The left and liberal media in general has become increasingly obsessed with minority issues that young people may have views on, while not necessarily wanting to take those concerns to red hot levels of rage and indignation.
For example in Canada the very brave and pragmatic left-wing feminist, Meghan Murphy, was banned by Twitter, ostensibly for using the wrong pronoun for a person she was addressing. Recently Murphy was harangued and abused by assorted trans and LGBT activists who acted like unhinged bigots in their efforts to prevent her from speaking at a Toronto library venue. Murphy makes perfectly reasonable, if controversial arguments (to some) that any sane person would regard as totally valid within the context of free and democratic discourse and yet she has been hounded and attacked by leftist extremists who accuse her of being a “hater” and a “bigot” etc.

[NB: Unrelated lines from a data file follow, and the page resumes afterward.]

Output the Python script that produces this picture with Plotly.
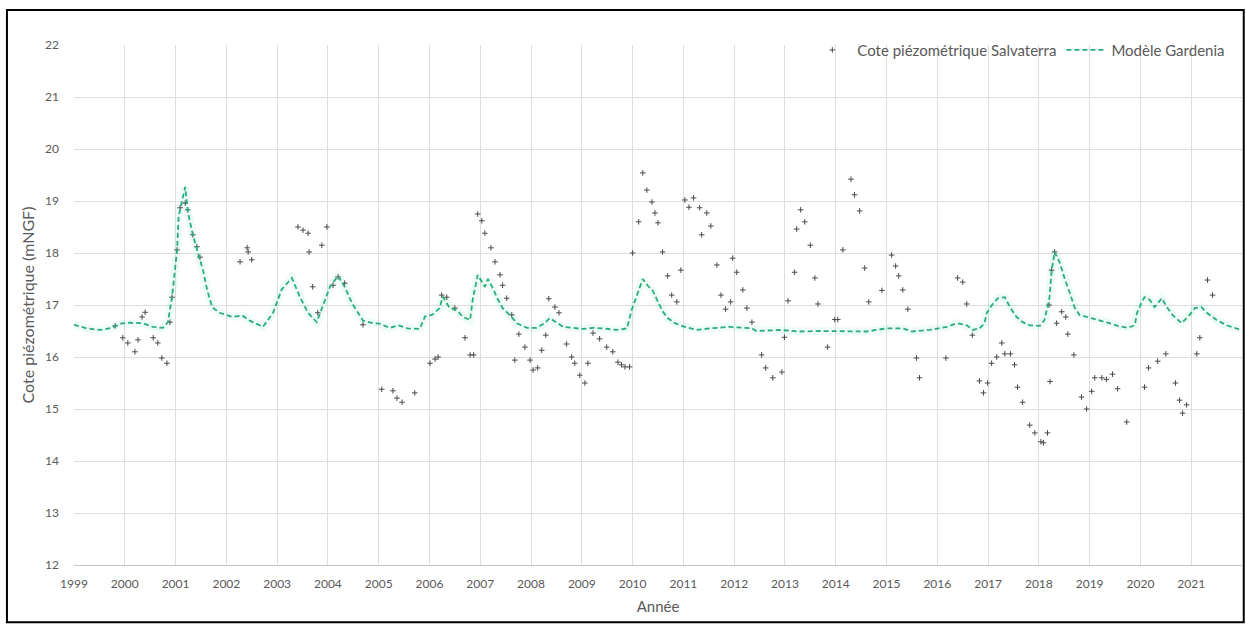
import plotly.graph_objects as go

# Simulated groundwater level (Gardenia model), decimal year / level in mNGF
model_year = [
    1999.00, 1999.25, 1999.51, 1999.75, 1999.90, 2000.10, 2000.35, 2000.55, 2000.75, 2000.85,
    2000.93, 2001.03, 2001.06, 2001.19, 2001.24, 2001.34, 2001.44, 2001.54, 2001.62, 2001.72,
    2001.87, 2002.13, 2002.31, 2002.46, 2002.72, 2002.92, 2003.09, 2003.29, 2003.45, 2003.61,
    2003.78, 2003.90, 2004.04, 2004.20, 2004.33, 2004.47, 2004.69, 2004.89, 2005.02, 2005.22,
    2005.38, 2005.57, 2005.81, 2005.91, 2006.05, 2006.20, 2006.26, 2006.40, 2006.54, 2006.66,
    2006.80, 2006.85, 2006.95, 2007.09, 2007.15, 2007.25, 2007.35, 2007.44, 2007.58, 2007.72,
    2007.92, 2008.11, 2008.27, 2008.37, 2008.51, 2008.63, 2008.82, 2009.02, 2009.22, 2009.41,
    2009.69, 2009.89, 2009.98, 2010.08, 2010.20, 2010.30, 2010.40, 2010.50, 2010.59, 2010.69,
    2010.83, 2011.03, 2011.26, 2011.52, 2011.91, 2012.35, 2012.44, 2012.90, 2013.29, 2013.70,
    2014.08, 2014.61, 2015.00, 2015.32, 2015.50, 2015.85, 2016.19, 2016.38, 2016.58, 2016.70,
    2016.83, 2016.93, 2016.97, 2017.07, 2017.19, 2017.33, 2017.43, 2017.56, 2017.68, 2017.82,
    2018.02, 2018.11, 2018.17, 2018.21, 2018.25, 2018.31, 2018.41, 2018.51, 2018.61, 2018.70,
    2018.80, 2018.96, 2019.20, 2019.39, 2019.55, 2019.75, 2019.89, 2019.93, 2020.02, 2020.08,
    2020.18, 2020.28, 2020.42, 2020.52, 2020.63, 2020.81, 2020.97, 2021.07, 2021.20, 2021.32,
    2021.50, 2021.70, 2021.95,
]
model_level = [
    16.62, 16.55, 16.52, 16.56, 16.64, 16.66, 16.65, 16.58, 16.56, 16.67,
    17.15, 18.06, 18.70, 19.27, 18.80, 18.35, 18.00, 17.67, 17.30, 16.96,
    16.85, 16.77, 16.80, 16.70, 16.58, 16.85, 17.30, 17.52, 17.15, 16.85,
    16.67, 17.00, 17.35, 17.56, 17.35, 17.04, 16.70, 16.65, 16.64, 16.56,
    16.61, 16.55, 16.54, 16.78, 16.81, 16.94, 17.16, 16.94, 16.90, 16.77,
    16.71, 17.10, 17.58, 17.35, 17.50, 17.32, 17.10, 16.94, 16.81, 16.65,
    16.56, 16.56, 16.65, 16.75, 16.65, 16.58, 16.56, 16.54, 16.56, 16.55,
    16.52, 16.55, 16.90, 17.16, 17.50, 17.37, 17.27, 17.06, 16.88, 16.75,
    16.65, 16.58, 16.52, 16.55, 16.58, 16.55, 16.50, 16.52, 16.49, 16.50,
    16.49, 16.49, 16.55, 16.55, 16.49, 16.52, 16.58, 16.65, 16.61, 16.52,
    16.55, 16.65, 16.84, 16.99, 17.13, 17.15, 16.96, 16.77, 16.67, 16.61,
    16.60, 16.71, 16.96, 17.15, 17.65, 18.02, 17.82, 17.50, 17.23, 16.96,
    16.81, 16.77, 16.70, 16.65, 16.60, 16.56, 16.61, 16.84, 17.04, 17.15,
    17.10, 16.96, 17.13, 16.96, 16.81, 16.65, 16.81, 16.94, 16.96, 16.84,
    16.71, 16.61, 16.53,
]

# Measured groundwater level at Salvaterra, decimal year / level in mNGF
obs_year = [
    1999.81, 1999.96, 2000.06, 2000.20, 2000.26, 2000.34, 2000.40, 2000.56, 2000.65, 2000.73,
    2000.83, 2000.89, 2000.93, 2001.03, 2001.09, 2001.19, 2001.24, 2001.34, 2001.42, 2001.48,
    2002.27, 2002.41, 2002.43, 2002.50, 2003.41, 2003.51, 2003.61, 2003.63, 2003.70, 2003.80,
    2003.88, 2003.98, 2004.10, 2004.20, 2004.33, 2004.69, 2005.06, 2005.28, 2005.36, 2005.46,
    2005.71, 2006.01, 2006.11, 2006.17, 2006.24, 2006.34, 2006.50, 2006.70, 2006.80, 2006.87,
    2006.95, 2007.03, 2007.09, 2007.21, 2007.29, 2007.39, 2007.44, 2007.52, 2007.62, 2007.68,
    2007.76, 2007.88, 2007.98, 2008.04, 2008.13, 2008.21, 2008.29, 2008.35, 2008.47, 2008.55,
    2008.70, 2008.80, 2008.86, 2008.96, 2009.06, 2009.12, 2009.22, 2009.35, 2009.49, 2009.61,
    2009.71, 2009.78, 2009.85, 2009.94, 2010.00, 2010.12, 2010.20, 2010.28, 2010.38, 2010.44,
    2010.50, 2010.59, 2010.69, 2010.77, 2010.87, 2010.95, 2011.03, 2011.11, 2011.20, 2011.32,
    2011.36, 2011.46, 2011.54, 2011.66, 2011.74, 2011.83, 2011.93, 2011.97, 2012.05, 2012.17,
    2012.25, 2012.35, 2012.54, 2012.62, 2012.76, 2012.94, 2012.99, 2013.06, 2013.19, 2013.23,
    2013.31, 2013.39, 2013.50, 2013.59, 2013.65, 2013.84, 2013.98, 2014.04, 2014.14, 2014.30,
    2014.37, 2014.47, 2014.57, 2014.65, 2014.91, 2015.10, 2015.18, 2015.24, 2015.32, 2015.42,
    2015.59, 2015.65, 2016.17, 2016.40, 2016.50, 2016.58, 2016.69, 2016.83, 2016.91, 2016.99,
    2017.07, 2017.17, 2017.27, 2017.33, 2017.44, 2017.52, 2017.58, 2017.68, 2017.82, 2017.92,
    2018.04, 2018.09, 2018.17, 2018.20, 2018.22, 2018.25, 2018.31, 2018.35, 2018.45, 2018.53,
    2018.57, 2018.69, 2018.84, 2018.94, 2019.04, 2019.10, 2019.24, 2019.33, 2019.45, 2019.55,
    2019.73, 2020.08, 2020.16, 2020.34, 2020.50, 2020.69, 2020.77, 2020.83, 2020.91, 2021.11,
    2021.17, 2021.32, 2021.42,
]
obs_level = [
    16.60, 16.37, 16.27, 16.10, 16.33, 16.77, 16.86, 16.37, 16.27, 15.98,
    15.88, 16.67, 17.15, 18.06, 18.87, 18.96, 18.83, 18.35, 18.12, 17.92,
    17.83, 18.10, 18.02, 17.87, 18.50, 18.44, 18.38, 18.02, 17.35, 16.85,
    18.15, 18.50, 17.38, 17.54, 17.42, 16.62, 15.38, 15.35, 15.21, 15.13,
    15.31, 15.88, 15.96, 16.00, 17.19, 17.15, 16.94, 16.37, 16.04, 16.04,
    18.75, 18.62, 18.38, 18.10, 17.83, 17.58, 17.38, 17.13, 16.81, 15.94,
    16.44, 16.19, 15.94, 15.75, 15.79, 16.13, 16.42, 17.12, 16.96, 16.85,
    16.25, 16.00, 15.88, 15.65, 15.50, 15.88, 16.46, 16.35, 16.19, 16.10,
    15.90, 15.85, 15.81, 15.81, 18.00, 18.60, 19.54, 19.21, 18.98, 18.77,
    18.58, 18.02, 17.56, 17.19, 17.06, 17.67, 19.02, 18.88, 19.06, 18.87,
    18.35, 18.77, 18.52, 17.77, 17.19, 16.92, 17.06, 17.90, 17.63, 17.29,
    16.94, 16.67, 16.04, 15.79, 15.60, 15.71, 16.38, 17.08, 17.63, 18.46,
    18.83, 18.60, 18.15, 17.52, 17.02, 16.19, 16.72, 16.72, 18.06, 19.42,
    19.12, 18.81, 17.71, 17.06, 17.28, 17.96, 17.75, 17.56, 17.29, 16.92,
    15.98, 15.60, 15.98, 17.52, 17.44, 17.02, 16.42, 15.54, 15.31, 15.50,
    15.88, 16.00, 16.27, 16.06, 16.06, 15.85, 15.42, 15.13, 14.69, 14.54,
    14.37, 14.35, 14.54, 17.00, 15.53, 17.67, 18.02, 16.65, 16.87, 16.77,
    16.44, 16.04, 15.23, 15.00, 15.34, 15.60, 15.60, 15.57, 15.67, 15.39,
    14.75, 15.42, 15.79, 15.92, 16.06, 15.50, 15.17, 14.92, 15.08, 16.06,
    16.37, 17.48, 17.19,
]

year_ticks = list(range(1999, 2022))
level_ticks = list(range(12, 23))

FONT = "Lato, 'Liberation Sans', sans-serif"
TEXT = "#595959"
GREEN = "#2aae78"

fig = go.Figure()

# soft halo under the model curve
fig.add_trace(go.Scatter(
    x=model_year, y=model_level, mode="lines",
    line=dict(color="rgba(120,225,190,0.13)", width=8),
    hoverinfo="skip", showlegend=False,
))

fig.add_trace(go.Scatter(
    x=obs_year, y=obs_level, mode="markers",
    name="Cote piézométrique Salvaterra",
    marker=dict(symbol="cross-thin", size=4, color="#4a4a4a",
                line=dict(width=1, color="#4a4a4a")),
))

fig.add_trace(go.Scatter(
    x=model_year, y=model_level, mode="lines",
    name="Modèle Gardenia",
    line=dict(color=GREEN, width=1.8, dash="5px,3px"),
))

fig.update_layout(
    width=1246, height=632,
    margin=dict(l=74, r=4, t=45, b=67),
    paper_bgcolor="white", plot_bgcolor="white",
    font=dict(family=FONT, size=12, color=TEXT),
    showlegend=True,
    legend=dict(
        orientation="h", x=0.99, y=0.99, xanchor="right", yanchor="middle",
        font=dict(size=15, color=TEXT), bgcolor="rgba(0,0,0,0)",
        itemwidth=40, tracegroupgap=0,
    ),
    xaxis=dict(
        range=[1999, 2022],
        tickmode="array",
        tickvals=year_ticks + [2022],
        ticktext=[str(y) for y in year_ticks] + [""],
        showgrid=True, gridcolor="#dedede", gridwidth=1,
        showline=True, linecolor="#c4c4c4", linewidth=1,
        zeroline=False, ticks="", ticklabelstandoff=8,
        tickfont=dict(size=12, color=TEXT),
        title=dict(text="Année", font=dict(size=15, color=TEXT), standoff=11),
    ),
    yaxis=dict(
        range=[12, 22],
        tickmode="array",
        tickvals=level_ticks,
        ticktext=[str(v) for v in level_ticks],
        showgrid=True, gridcolor="#dedede", gridwidth=1,
        showline=False, zeroline=False, ticks="", ticklabelstandoff=14,
        tickfont=dict(size=12, color=TEXT),
        title=dict(text="Cote piézométrique (mNGF)", font=dict(size=16, color=TEXT), standoff=6),
    ),
    shapes=[dict(
        type="rect", xref="paper", yref="paper",
        x0=-0.0574, x1=1.0015, y0=-0.110, y1=1.0673,
        line=dict(color="black", width=2), fillcolor="rgba(0,0,0,0)",
        layer="above",
    )],
)

fig.write_html("out.html")
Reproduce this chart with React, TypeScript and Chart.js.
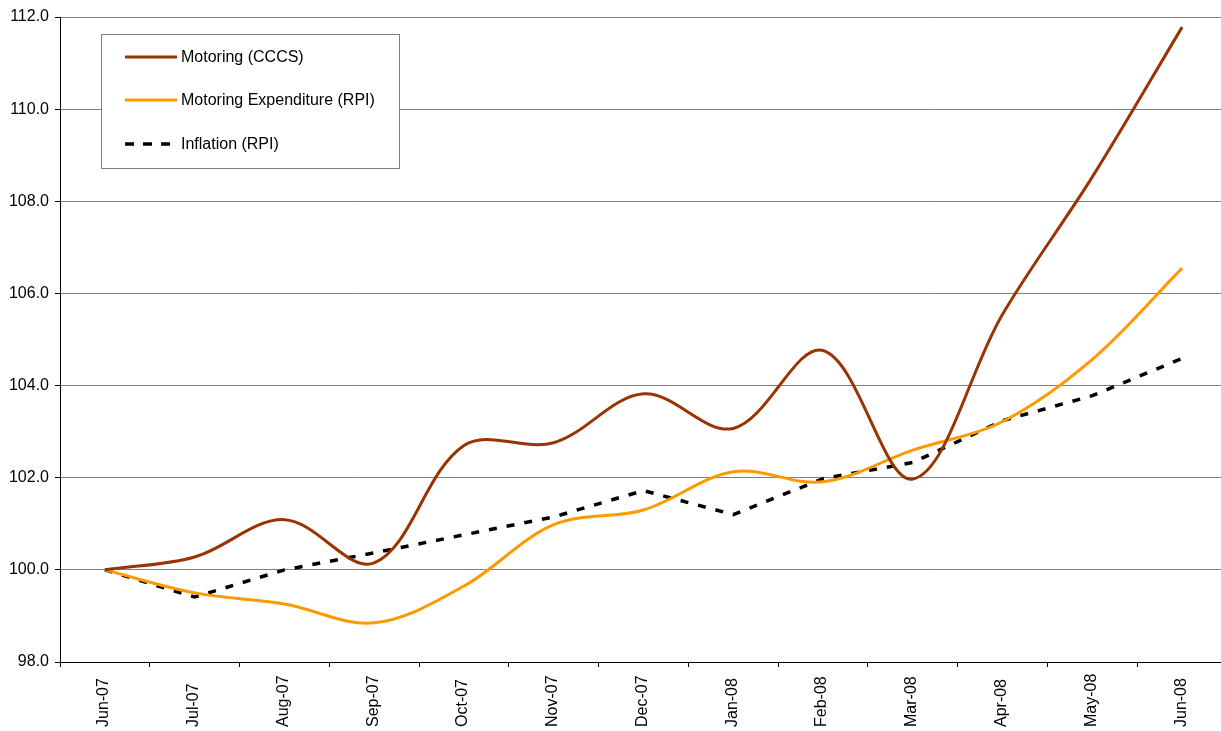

Media in Canada, particularly the CBC, has been unprofessionally biased when it comes to the Murphy case… with on-air ideologues on their platform more-or-less on-side with the “shut her down” mob or expressing “concerns” at least about Murphy as a vector for hate. This is skirting the edge of a form of cultural fascism and is seriously unbalanced in a democratic context. You only have to listen to Murphy’s cogent and informed discourse to understand that this is a vitally important voice that deserves access and a hearing on all fronts, not a repressive drive to gag her using overblown “hate concern” justifications.
An English editor I listened to recently on a podcast said that he was surprised by the Canadian media’s handling of this issue, and suggested that in the UK it hasn’t quite reached the point where a voice like Murphy’s is in danger of being silenced.